GARP Practice Q12: t-Distribution

[ami44]

Hallo,

I hope this hasn't been asked elsewhere here, but I'm stuck on Question 12 of the 2014 practice Exam. The question is:

A risk manager is examining a Hong Kong trader's profit and loss record for the last week, as shown in the table below:

Trading Day | Profit/Loss (HKD million)
Monday..... | 10
Tuesday.....| 80
Wednesday...| 90
Thursday....| -60
Friday......| 30

The profits and losses are normally distributed with a mean of 4.5 million HKD and assume that transaction costs can be ignored. Part of the t-table is provided below:

DF| alpha=0.3 | alpha=0.2 | alpha=0.15
4 | 0.569 ....| 0.941 ....| 1.19
5 | 0.559 ....| 0.920 ....| 1.156

According to the information provided above, what is the probability that the trader will record a profit of at least 30 million HKD on the first trading day next week.

a. About 15%
b. About 20%
c. About 80%
d. About 85%

The official Answer goes like this:
Calculate the mean xbar = 30 and std. dev. of the mean s_xbar = 27.0185
Calculate a t-statistics = (30 - 4.5) / 27.0185 = 0.9438
With this value go into the t-table (4 degrees of freedom) and come up with the probability 0.2

My Problem with this is:
We know that (xbar - 4.5) / s_xbar has a t-distribution with 4 degrees of freedom. But the question asks about the distribution of the profits and losses of one trading day (next Monday), lets call that value x6. If my understanding is correct, the question asks about the value of P(x6 > 30).

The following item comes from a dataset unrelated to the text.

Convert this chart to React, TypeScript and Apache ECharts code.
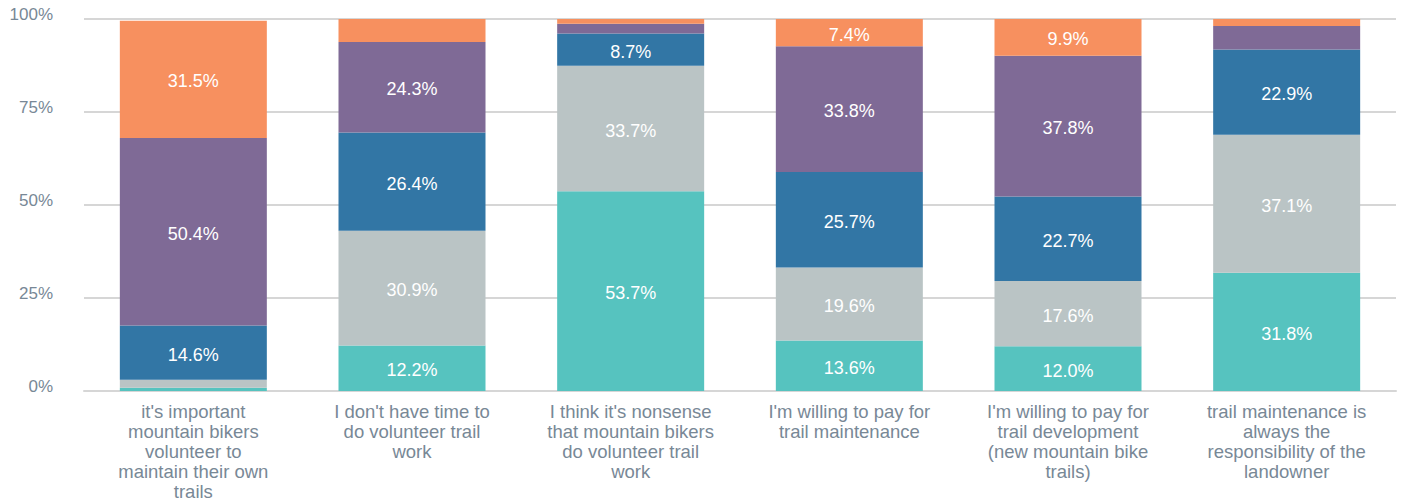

The answer above seems to suggest that (x6 - 4.5) / s_xbar is also t-distributed with 4 degrees of freedom and I doubt that (because xbar und x6 have different standard deviation).
Instead I believe (x6 - 4.5) / s might be t-distributed which would result in an t-value of 0.422 and a probability of 0.34.

Maybe I'm missing something. I'm learning from the Schweser books, so something might have been left out there. Can anybody tell me where my error might be or confirm, that there is a problem with the question?

 

[David Harper CFA FRM]

Hi @ami44 I absolutely agree with you, this Q&A reads like a misunderstanding to me. I can't say it much better than you have already. It is only reasonable to assume the next trading day's profit (your x6) is independent of the prior five given. We are already told the P/L are normally distributed, therefore the probability that this single day's profit will exceed 30 is Pr[ Z > (X6 - 30)/s(population P&L)]. To my knowledge, however, we cannot infer (X6 - 30)/S(sample P&L) is t-distributed given the same reason you cite: it's not a distribution of the sample mean. If for some reason we *assumed* the sample standard deviation estimates the population standard deviation, then I would also get Pr [ Z > (30-4.5)/60.415] = 1 - NORM.S.DIST(0.422) ~= 34%

It's interesting the next day's threshold equals the current sample mean, which leads me to wonder if the question is thinking to simply query the probability that, given a population mean, the sample mean will exceed 30. This is the question explored by the answer, actually. The given explanation to the answer, in so many words, is a test of the null hypothesis that (given the) population mean of 4.5, and observed sample mean (with 4 df) in excess of 30 is 20% probable. So, it seems likely the question's intent is "given an additional trading day, which if 30 would not change the sample mean of 30, what is the probability the sample mean will exceed 30?" The answer to that depends on whether you want to realistically account for the prior fact that the five trading days have already occured ...
... if we add another day, and make an unrealistic leap back to an unconditional state (neglecting the 5 trading days have already occurred), then we could ask, given six trading days, what is the prob the sample mean exceeds 30? By my calculation that reduces the variances and produces a critical t of 1.156 which happens to be displayed in the exhibit (?!); just as Pr[X-bar > 30 | 5 df] ~= 20%, the Pr[X-bar > 30 | 6 df] ~= 15%. You can't really do this, either, just interesting .... the text of the answer suggests they confused a single observation with the properties of a sample mean. So I do agree with you!

 

[ami44]

David, thank you for confirming my suspicion.
I agree, that the sample mean and the threshold are both 30 seems somehow suspicious. It feels as if it should mean something, but than it doesn't seem to.